How to tell your flatmates you’re moving out
It’s like a break-up, but different
The start of February means the same for all Edinburgh students: the beginning of flat hunting season. Excited as you may be to get started on where you're going to live (not), the first step is to choose who you want to live with. Maybe your flatmates hosted one too many mid-week afters, never buy new toilet paper, or leave all their stuff lying around the kitchen. Or maybe you just have different friends that you want to experience living with. Either way, right about now you might be wondering how to break it to your current flatmates that you're going to be moving on.
Telling the people you currently live with that you are no longer going to be living with them next year is a tricky thing, I get it. Living situations are a touchy and inevitably personal subject, and breaking the news feels uncomfortably similar to a break-up. However, go about it well and you can make sure that no feelings are hurt or friendships ended in the process.
Although the conversation might be a scary one to have, it's important to do it sooner rather than later. Confrontation isn't nice for anyone, but it needs to happen. Your flatmates deserve to have plenty of time to get used to the new situation, and to start planning for the next academic year too. It is completely your right to move out, but it is not fair to do so without a respectable amount of warning. Unless you say something, the people you live with currently will probably assume that the situation will continue as is. If they're wrong, it is important they know soon.
It's not you, it's me
Cliché as this may sound, it is important not to hurt anyone's feelings when telling them you're moving out. Although you might still be angry about that time your flatmate broke your sandwich maker, now is not the time to hash it out. It might not be the complete truth, but it is always better to emphasise that you want to live with someone else rather than not wanting to live with them. Try to avoid placing blame on anyone or making someone feel like you don't like them. Instead, focus the narrative on you wanting to try something different.

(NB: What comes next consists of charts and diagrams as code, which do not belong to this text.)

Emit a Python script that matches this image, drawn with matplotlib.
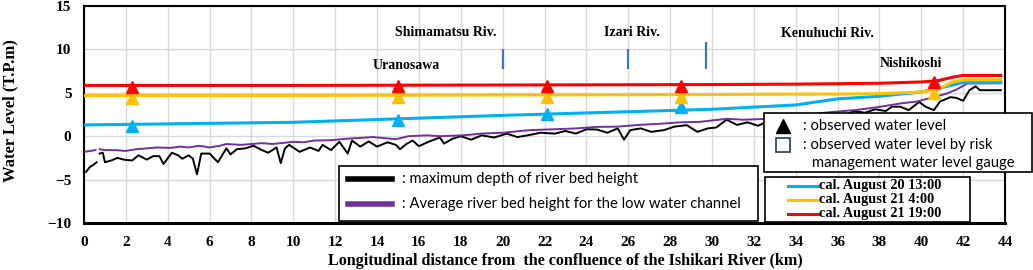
import numpy as np
import matplotlib
matplotlib.use("Agg")
import matplotlib.pyplot as plt
from matplotlib.patches import Rectangle
from matplotlib.lines import Line2D

# --- data ---
# maximum depth of river bed height (km, T.P.m)
bed_max_km = [0.1, 0.3, 0.45, 0.6, 0.7, 0.75, 0.9, 1.0, 1.3, 1.6, 1.9, 2.3, 2.6, 3.0, 3.3,
              3.6, 3.8, 4.2, 4.5, 4.7, 5.0, 5.2, 5.4, 5.6, 6.0, 6.4, 6.8, 7.0, 7.3, 7.7,
              8.1, 8.5, 8.8, 9.2, 9.4, 9.6, 9.8, 10.3, 10.8, 11.2, 11.4, 11.8, 12.2, 12.6,
              12.8, 13.2, 13.6, 14.0, 14.5, 14.9, 15.1, 15.4, 15.7, 16.0, 16.5, 17.0, 17.2,
              17.6, 18.0, 18.5, 19.0, 19.6, 20.2, 20.7, 21.2, 21.8, 22.5, 23.0, 23.5, 24.0,
              24.5, 25.0, 25.5, 25.8, 26.1, 26.6, 27.1, 27.7, 28.2, 28.8, 29.3, 29.8, 30.2,
              30.7, 31.2, 31.7, 32.2, 32.6, 33.1, 33.6, 34.1, 34.6, 35.2, 35.8, 36.3, 36.8,
              37.3, 37.8, 38.3, 38.6, 39.0, 39.4, 39.9, 40.2, 40.6, 40.9, 41.4, 41.7, 42.0,
              42.3, 42.6, 42.8, 43.2, 43.8]
bed_max_val = [-4.1, -3.5, -3.3, -3.0, np.nan, -2.0, -1.9, -3.0, -2.8, -2.5, -2.7, -2.8, -2.2, -2.7, -2.3,
               -2.3, -3.2, -1.9, -2.2, -2.6, -2.2, -2.6, -4.4, -2.0, -2.0, -3.0, -1.4, -2.1, -1.5, -1.4,
               -1.1, -1.6, -1.9, -1.3, -3.1, -1.4, -1.0, -1.8, -1.3, -1.7, -1.0, -1.6, -0.65, -2.0,
               -0.5, -1.2, -0.6, -1.2, -0.7, -1.0, -1.5, -0.9, -0.5, -1.15, -0.6, -0.15, -0.85,
               -0.3, 0.0, -0.4, 0.1, -0.15, 0.3, -0.1, 0.1, 0.4, 0.3, 0.6, 0.3, 0.8,
               0.77, 0.4, 0.9, -0.4, 0.7, 0.9, 0.5, 0.7, 1.1, 1.27, 0.5, 0.9, 1.0,
               1.9, 1.3, 1.6, 1.2, 1.65, 1.5, 2.0, 1.9, 2.3, 2.1, 2.6, 2.4, 2.9,
               2.7, 3.1, 2.9, 3.4, 3.4, 3.0, 3.95, 3.4, 3.0, 4.0, 4.5, 4.4, 4.07,
               5.3, 5.75, 5.3, 5.3, 5.3]

# average river bed height for the low water channel
bed_avg_km = [0.0, 0.3, 0.55, 0.65, 0.75, 1.0, 1.5, 2.0, 2.5, 3.0, 3.5, 4.1, 4.6, 5.0, 5.5,
              6.0, 6.5, 6.8, 7.5, 8.0, 8.5, 9.0, 10.0, 10.5, 11.0, 11.8, 12.5, 13.2, 13.8,
              14.9, 15.5, 16.4, 17.0, 18.1, 19.0, 20.0, 21.3, 22.5, 23.5, 24.5, 25.5, 26.5,
              27.7, 28.5, 29.4, 30.7, 31.5, 32.6, 33.5, 34.5, 35.8, 36.8, 37.8, 39.0, 39.8,
              40.6, 41.2, 41.7, 42.2, 43.8]
bed_avg_val = [-1.8, -1.7, -1.6, np.nan, -1.5, -1.6, -1.6, -1.7, -1.5, -1.4, -1.3, -1.35, -1.2, -1.3, -1.1,
               -1.3, -1.1, -0.9, -1.0, -0.9, -0.8, -0.9, -0.65, -0.7, -0.5, -0.46, -0.3, -0.2, -0.1,
               -0.35, 0.0, 0.1, 0.0, 0.1, 0.3, 0.4, 0.7, 0.8, 0.9, 1.07, 1.1, 1.3,
               1.46, 1.6, 1.65, 2.0, 1.9, 2.0, 2.3, 2.5, 2.8, 3.0, 3.3, 3.77, 4.0,
               4.5, 4.9, 5.4, 6.07, 6.1]

# calculated water levels
cal_km = [0.0, 10.0, 20.0, 30.0, 34.0, 36.0, 38.0, 40.0, 40.8, 41.5, 42.0, 43.8]
cal_0820_1300 = [1.3, 1.6, 2.4, 3.1, 3.6, 4.3, 4.6, 5.1, 5.5, 5.9, 6.2, 6.2]
cal_0821_0400 = [4.7, 4.7, 4.75, 4.8, 4.85, 4.85, 4.9, 5.1, 5.4, 6.25, 6.5, 6.5]
cal_0821_1900 = [5.85, 5.85, 5.9, 5.95, 6.0, 6.05, 6.1, 6.25, 6.4, 6.8, 7.0, 7.0]

# observed water levels (triangles)
obs_km = [2.3, 15.0, 22.1, 28.5, 40.6]
obs_0820_1300 = [1.2, 1.9, 2.6, 3.4, np.nan]
obs_0821_0400 = [4.4, 4.5, 4.5, 4.5, 5.0]
obs_0821_1900 = [5.7, 5.8, 5.8, 5.8, 6.2]

# tributaries and places
trib_km = [20.0, 26.0, 29.7]
trib_top = [10.0, 10.0, 10.8]
trib_bottom = [7.7, 7.7, 7.7]
labels = [("Shimamatsu Riv.", 17.3, 11.9), ("Izari Riv.", 26.2, 11.9),
          ("Kenuhuchi Riv.", 35.5, 11.8), ("Uranosawa", 15.4, 8.2),
          ("Nishikoshi", 39.5, 8.4)]

C_CYAN, C_ORANGE, C_RED, C_PURPLE = "#00B0F0", "#FFC000", "#FF0000", "#7030A0"
SERIF = "Liberation Serif"
SANS = "Lato"

W, H = 1033, 270
fig = plt.figure(figsize=(W / 100, H / 100), dpi=100)
ax = fig.add_axes([84 / W, 47 / H, 921 / W, 217 / H])


def fx(x):
    return x / W


def fy(y):
    return 1 - y / H


ax.plot(bed_max_km, bed_max_val, color="black", lw=1.4, zorder=3)
ax.plot(bed_avg_km, bed_avg_val, color=C_PURPLE, lw=1.4, zorder=3)
ax.plot(cal_km, cal_0820_1300, color=C_CYAN, lw=2.2, zorder=4)
ax.plot(cal_km, cal_0821_0400, color=C_ORANGE, lw=2.2, zorder=4)
ax.plot(cal_km, cal_0821_1900, color=C_RED, lw=2.2, zorder=4)
ax.plot(obs_km, obs_0820_1300, "^", color=C_CYAN, ms=9, zorder=5)
ax.plot(obs_km, obs_0821_0400, "^", color=C_ORANGE, ms=9, zorder=5)
ax.plot(obs_km, obs_0821_1900, "^", color=C_RED, ms=9, zorder=5)

ax.vlines(trib_km, trib_bottom, trib_top, color="#4472C4", lw=1.6, zorder=4)
for txt, x, y in labels:
    ax.text(x, y, txt, ha="center", va="center", fontsize=10, fontweight="bold",
            family=SERIF, zorder=6)

ax.set_xlim(0, 44)
ax.set_ylim(-10, 15)
ax.set_xticks(np.arange(0, 45, 2))
ax.set_yticks(np.arange(-10, 16, 5))
ax.grid(True, color="#D9D9D9", lw=1.0)
ax.set_axisbelow(True)
ax.tick_params(length=0, pad=9)
for lab in ax.get_xticklabels() + ax.get_yticklabels():
    lab.set_family(SERIF)
    lab.set_fontweight("bold")
    lab.set_fontsize(11)
for s in ax.spines.values():
    s.set_linewidth(1.5)
ax.spines["bottom"].set_linewidth(2.2)
ax.set_xlabel("Longitudinal distance from  the confluence of the Ishikari River (km)",
              family=SERIF, fontweight="bold", fontsize=11.6)
ax.xaxis.set_label_coords(0.523, -0.138)
ax.set_ylabel("Water Level (T.P.m)", family=SERIF, fontweight="bold", fontsize=12)
ax.yaxis.set_label_coords(-0.071, 0.52)

# legend 1: river bed
fig.add_artist(Rectangle((fx(339), fy(221)), fx(758) - fx(339), fy(166) - fy(221),
                         transform=fig.transFigure, facecolor="white", edgecolor="black",
                         lw=1.2, zorder=10))
for yy, col, txt in [(179, "black", ": maximum depth of river bed height"),
                     (204, C_PURPLE, ": Average river bed height for the low water channel")]:
    fig.add_artist(Line2D([fx(348), fx(392)], [fy(yy), fy(yy)], color=col, lw=4,
                          transform=fig.transFigure, zorder=11))
    fig.text(fx(402), fy(yy), txt, ha="left", va="center", fontsize=10.6, family=SANS,
             zorder=11)

# legend 2: observed
fig.add_artist(Rectangle((fx(764), fy(172)), fx(1032) - fx(764), fy(113) - fy(172),
                         transform=fig.transFigure, facecolor="white", edgecolor="black",
                         lw=1.2, zorder=10, clip_on=False))
fig.add_artist(Line2D([fx(783)], [fy(126)], marker="^", color="black", ms=10, ls="none",
                      transform=fig.transFigure, zorder=11))
fig.add_artist(Line2D([fx(783)], [fy(145)], marker="s", mfc="white", mec="#1F3864", mew=1.2,
                      ms=10, ls="none", transform=fig.transFigure, zorder=11))
fig.text(fx(803), fy(126), ": observed water level", ha="left", va="center", fontsize=10.6,
         family=SANS, zorder=11)
fig.text(fx(803), fy(145), ": observed water level by risk", ha="left", va="center",
         fontsize=10.6, family=SANS, zorder=11)
fig.text(fx(812), fy(163), "management water level gauge", ha="left", va="center",
         fontsize=10.6, family=SANS, zorder=11)

# legend 3: calculated
fig.add_artist(Rectangle((fx(765), fy(222)), fx(970) - fx(765), fy(177) - fy(222),
                         transform=fig.transFigure, facecolor="white", edgecolor="black",
                         lw=1.2, zorder=10))
for yy, col, txt in [(186, C_CYAN, "cal. August 20 13:00"),
                     (200, C_ORANGE, "cal. August 21 4:00"),
                     (214, C_RED, "cal. August 21 19:00")]:
    fig.add_artist(Line2D([fx(788), fx(818)], [fy(yy), fy(yy)], color=col, lw=2.2,
                          transform=fig.transFigure, zorder=11))
    fig.text(fx(819), fy(yy), txt, ha="left", va="center", fontsize=10.3, fontweight="bold",
             family=SERIF, zorder=11)

fig.savefig("out.png", dpi=100)
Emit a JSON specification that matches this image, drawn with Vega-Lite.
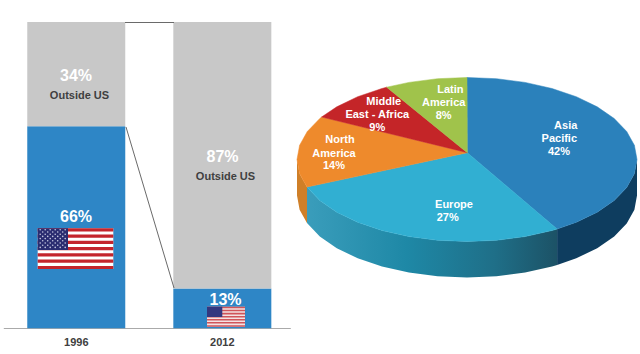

Be kind and straightforward
Following on from the last point, it is important to provide your flatmates with clarity and kindness. Don't try and twist around the truth, present them with maybes or uncertainty. Be upfront, clear, and honest. At the same time, it is important to be kind about it. Make sure you take into account how they might be feeling or how they might react, and be patient and understanding of their emotions.
We can still be friends
Living with friends can be an extremely challenging and taxing experience. Just because two people are the best of friends, does not mean that they are suited to live together. Therefore, just because you no longer want to live with someone, doesn't automatically mean you don't want to be their friend anymore. Unless your flatmates are wankers and you hope to never see them again, make it clear that not being flatmates does not mean not being friends.
It is scary, uncomfortable, stressful, and sometimes hurtful to have to tell someone that you're moving out. However, despite the unpleasantry, it is extremely important to choose what is best for you. Being happy and comfortable with who you live with is important, and when push comes to shove you should always prioritise what is best for you. If your flatmates are really your friends they will want what is best for you, and will understand you moving on.